Möglicherweise erfüllt Marit Björgen diesen Wunsch. Denn sie geht mit einem Minivorsprung von 7 Sekunden in die beiden Restwettbewerbe. Der deutsche Cheftrainer Jochen Behle hat die 31-jährige Björgen, beeindruckt von mehr als 50 Weltcup-Einzelerfolgen, mehreren WM-Titeln und Olympiagoldmedaillen, einmal als die "beste Langläuferin aller Zeiten" geadelt.
Doch Björgen, athletisch und muskulös wie keine andere Konkurrentin, hat mehrmals die Tour wegen der Fokussierung auf Olympia und WM oder Gesamt-Weltcup ausgelassen. Und war lediglich einmal Zweite (2007). Und sie steht nun vor der schweren Aufgabe, gegen die wohl konditionsstärkste Läuferin der Welt den Minivorteil auf den Gipfel der Alpe Cermis zu tragen.

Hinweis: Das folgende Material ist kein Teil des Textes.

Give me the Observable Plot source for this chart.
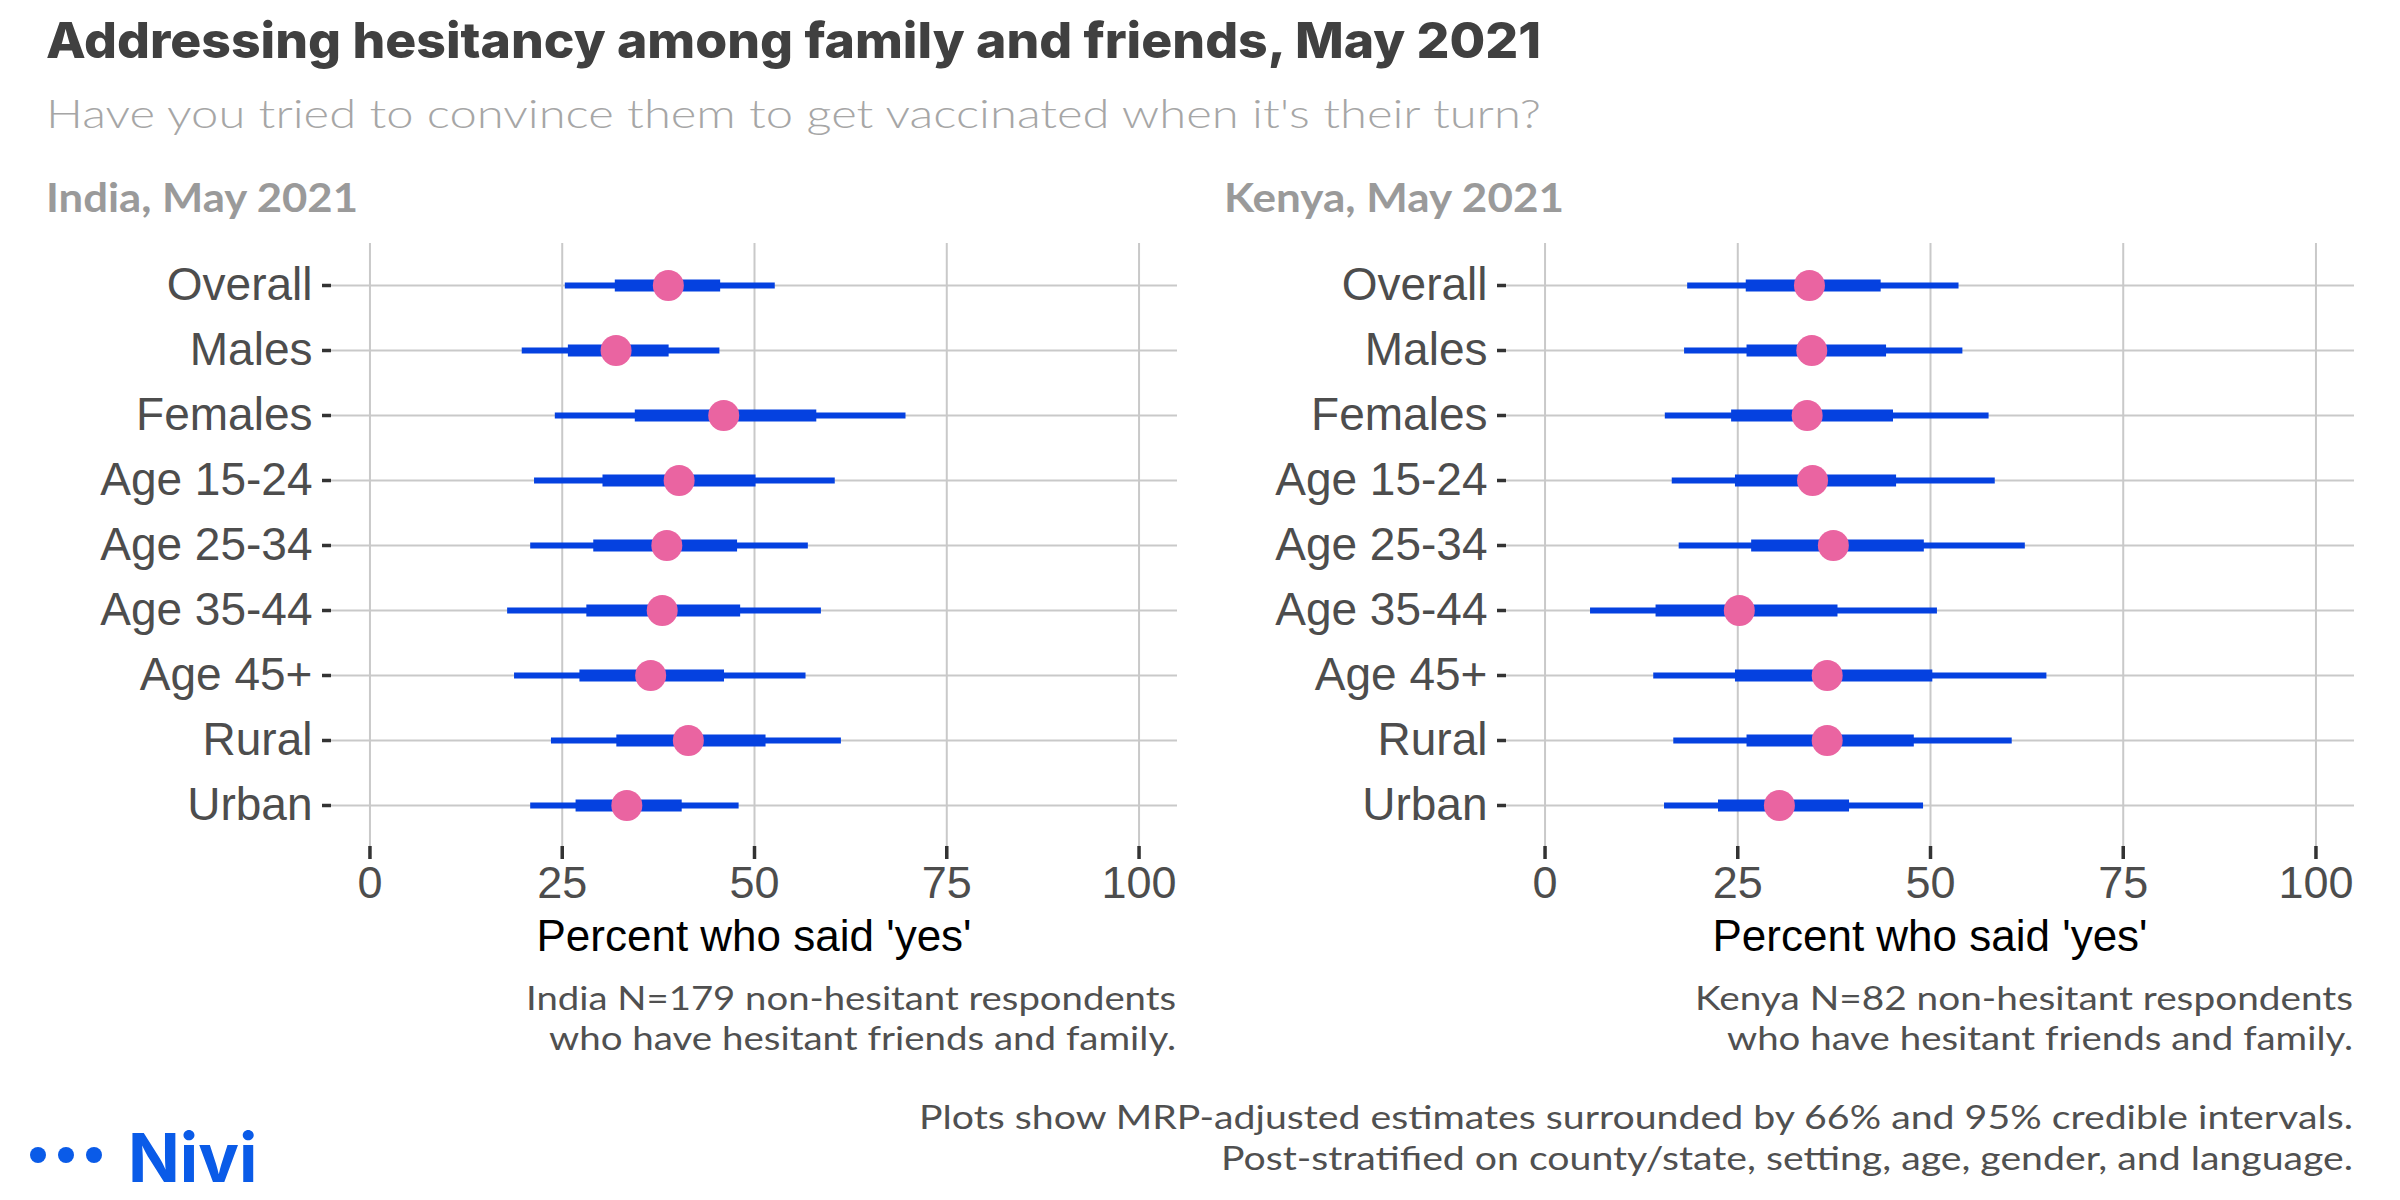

Justyna Kowalczyk aus Polen, auch sie Weltmeisterin, Olympiaerste und Gesamtweltcup-Gewinnerin, kommt das Profil der insgesamt 60,3 Wettkampf-Kilometer der bis heute längsten und härtesten Tour mit neun Etappen binnen elf Tagen entgegen. Das Konditionswunder aus Polen, angeblich mit einem Trainingsprogramm von etwa 10 000 km im Jahr, was sonst wohl nur Männer absolvieren, hat die Tour die beiden letzten Male eindrucksvoll gewonnen.
Sie hat ihre Nachteile gegenüber Björgen in der Skating-Technik deutlich verringert. Und wenn ihr lädiertes Knie die 10 km klassisch am Samstag und die 9-km-Quälerei am Sonntag übersteht, dann wird Björgen auch diesmal nicht als Erste ganz oben landen.